To this purpose, the so-called ‘Free and Secure University’ decisions were taken in a closed meeting and were sent out to all universities at the beginning of the last academic semester through the means of Security General Directorate. The president of YÖK states that these will help universities to produce knowledge in freedom and to control the security situation on their campuses. (Please note that in their words these two concepts of freedom and security are used almost as synonymous.) Only to make sure that knowledge is produced in a free environment, the president declares that their aim is to train private security guards working specifically on university campuses. As such, the ‘Free and Secure University’ decisions are taken to prevent any sorts of protest and ‘noxious’ views and to react them as immediately as possible. The decisions include, but are not limited to, the following acts:
- For campus security purposes, universities should control their entry-exit points, develop illumination systems, use cameras and if possible check fingerprints.

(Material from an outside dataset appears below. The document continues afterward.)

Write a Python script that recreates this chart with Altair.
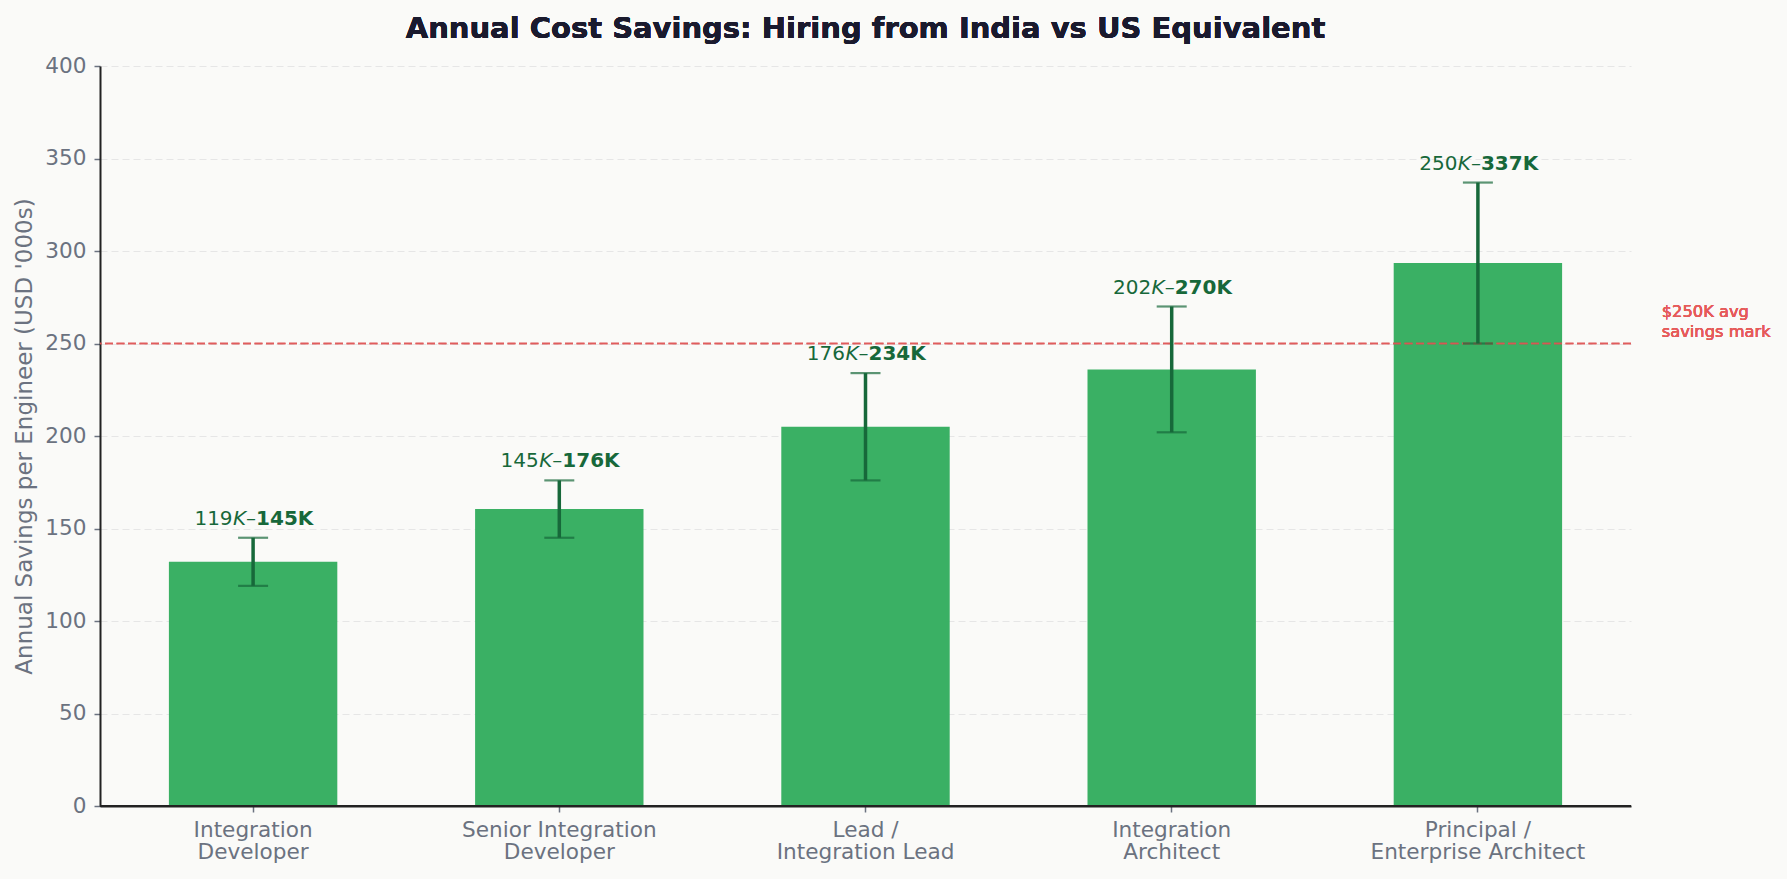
import altair as alt
import pandas as pd

# Roles (two-line axis labels) and the annual savings range per engineer, USD '000s
roles = [
    "Integration\nDeveloper",
    "Senior Integration\nDeveloper",
    "Lead /\nIntegration Lead",
    "Integration\nArchitect",
    "Principal /\nEnterprise Architect",
]
savings_low = [119, 145, 176, 202, 250]
savings_high = [145, 176, 234, 270, 337]
savings_mid = [132, 160.5, 205, 236, 293.5]
y_ticks = [0, 50, 100, 150, 200, 250, 300, 350, 400]
avg_mark = 250

df = pd.DataFrame({
    "role": roles,
    "low": savings_low,
    "high": savings_high,
    "mid": savings_mid,
})
df["low_txt"] = df["low"].astype(str)
df["high_txt"] = df["high"].astype(str) + "K"

W, H = 1531, 740
BAR = "#3AB064"
DARK = "#17683A"
GRAY = "#6B7280"
FONT = "DejaVu Sans"

x_enc = alt.X(
    "role:N",
    sort=None,
    scale=alt.Scale(paddingInner=0.45, paddingOuter=0.225),
    axis=alt.Axis(
        title=None,
        labelAngle=0,
        labelExpr="split(datum.label, '\\n')",
        labelLimit=0,
        labelFontSize=21.6,
        labelLineHeight=22,
        labelColor=GRAY,
        labelPadding=7,
        tickSize=6,
        tickWidth=1.5,
        tickColor=GRAY,
        domainColor="#222222",
        domainWidth=2,
        grid=False,
    ),
)
y_scale = alt.Scale(domain=[0, 400], nice=False)

base = alt.Chart(df)

bars = base.mark_bar(color=BAR).encode(
    x=x_enc,
    y=alt.Y(
        "mid:Q",
        scale=y_scale,
        axis=alt.Axis(
            title="Annual Savings per Engineer (USD '000s)",
            titleFontSize=23,
            titleFontWeight="normal",
            titleColor=GRAY,
            titlePadding=8,
            values=y_ticks,
            labelFontSize=21.6,
            labelColor=GRAY,
            labelPadding=8,
            tickSize=6,
            tickWidth=1.5,
            tickColor=GRAY,
            domainColor="#222222",
            domainWidth=2,
            grid=True,
            gridColor="#E6E6E6",
            gridDash=[7, 4],
            gridWidth=1.2,
        ),
    ),
)

avg_rule = alt.Chart(df).mark_rule(
    color="#E05555", opacity=0.45, strokeWidth=1.6, strokeDash=[8, 3.5]
).encode(y=alt.datum(avg_mark, scale=y_scale))

baseline = alt.Chart(df).mark_rule(color="#222222", strokeWidth=2).encode(
    y=alt.datum(0, scale=y_scale)
)

err = base.mark_rule(color=DARK, strokeWidth=3.5).encode(
    x=alt.X("role:N", sort=None),
    y=alt.Y("low:Q", scale=y_scale),
    y2="high:Q",
)
cap_lo = base.mark_tick(color=DARK, size=30, thickness=2.2, orient="horizontal").encode(
    x=alt.X("role:N", sort=None), y=alt.Y("low:Q", scale=y_scale)
)
cap_hi = base.mark_tick(color=DARK, size=30, thickness=2.2, orient="horizontal").encode(
    x=alt.X("role:N", sort=None), y=alt.Y("high:Q", scale=y_scale)
)

# Range label "lowK–highK": regular digits, italic K, dash, bold upper bound
lab_kw = dict(baseline="alphabetic", dy=-13, fontSize=20, color=DARK, font=FONT)
pos = dict(x=alt.X("role:N", sort=None), y=alt.Y("high:Q", scale=y_scale))
lab_hi = base.mark_text(align="left", dx=3, fontWeight="bold", **lab_kw).encode(
    text="high_txt:N", **pos
)
lab_dash = base.mark_text(align="right", dx=3, **lab_kw).encode(
    text=alt.value("–"), **pos
)
lab_k = base.mark_text(align="right", dx=-7, fontStyle="italic", **lab_kw).encode(
    text=alt.value("K"), **pos
)
lab_lo = base.mark_text(align="right", dx=-20.5, **lab_kw).encode(
    text="low_txt:N", **pos
)

avg_note = alt.Chart(df).mark_text(
    align="left", baseline="alphabetic", dy=-26.8, fontSize=16.3,
    lineHeight=20.6, lineBreak="\n", color="#E65A5A", font=FONT,
).encode(
    x=alt.value(W + 30.7),
    y=alt.datum(avg_mark, scale=y_scale),
    text=alt.value("$250K avg\nsavings mark"),
)

title = alt.Chart(df).mark_text(
    align="center", baseline="alphabetic", fontSize=29, fontWeight="bold",
    color="#1A1A2E", font=FONT,
).encode(
    x=alt.value(W / 2),
    y=alt.value(-28),
    text=alt.value("Annual Cost Savings: Hiring from India vs US Equivalent"),
)

chart = (
    alt.layer(
        bars, avg_rule, baseline, err, cap_lo, cap_hi,
        lab_lo, lab_k, lab_dash, lab_hi, avg_note, title,
    )
    .properties(
        width=W,
        height=H,
        autosize=alt.AutoSizeParams(type="none"),
        padding={"left": 100, "top": 66, "right": 156, "bottom": 73},
        background="#FAFAF8",
    )
    .configure(font=FONT)
    .configure_view(strokeWidth=0)
)

chart.save("out.html", embed_options={"renderer": "svg", "actions": False})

- To react as immediately as possible, universities should demand in advance the permission to employ policemen and/or private security guards.
- Universities should designate a specific area for policemen on campus.
- If private security guards are not adequate, formal police forces should also be able to intervene on campuses.
- For each academic semester, all university staff should have at least two meetings regarding the security situation among students.
- Students participating in protests should be followed and offered counseling services. Toward that end, counseling services should be improved and made available on campuses (which is a sharp demonstration of one of the ways to ‘cure’ the students).
Apart from the physical security, YÖK ‘helps’ to produce knowledge in a free environment in financial terms as well. The higher education system in Turkey consists of public and private universities. Whereas the public ones were considered to offer better education, during the last decade, with the increased financial support of industrial groups, private ones started to attract the good professors from the public ones, signaling that the balance will change in the coming decades. In fact, one of the reasons for permitting private universities was that the Turkish state claimed itself to be financially inadequate in meeting the educational needs. Now in 2010, the YÖK initiates the provision of:
- a larger source of credits to students who are unable to pay the fees (as such forcing graduates to work only in certain sectors where they can earn enough money to pay them back).
- ‘state-funded scholarships’ to students who would like to study in private universities (which makes one wonder where these sources then come from, if the state is financially deficient).
The right to education still exists in the Constitution and these decisions are all claimed ‘to help’ students to have a ‘free and secure education’. Yet to me they seem to be mere evidence that the state is trying to help to train young indentured workers.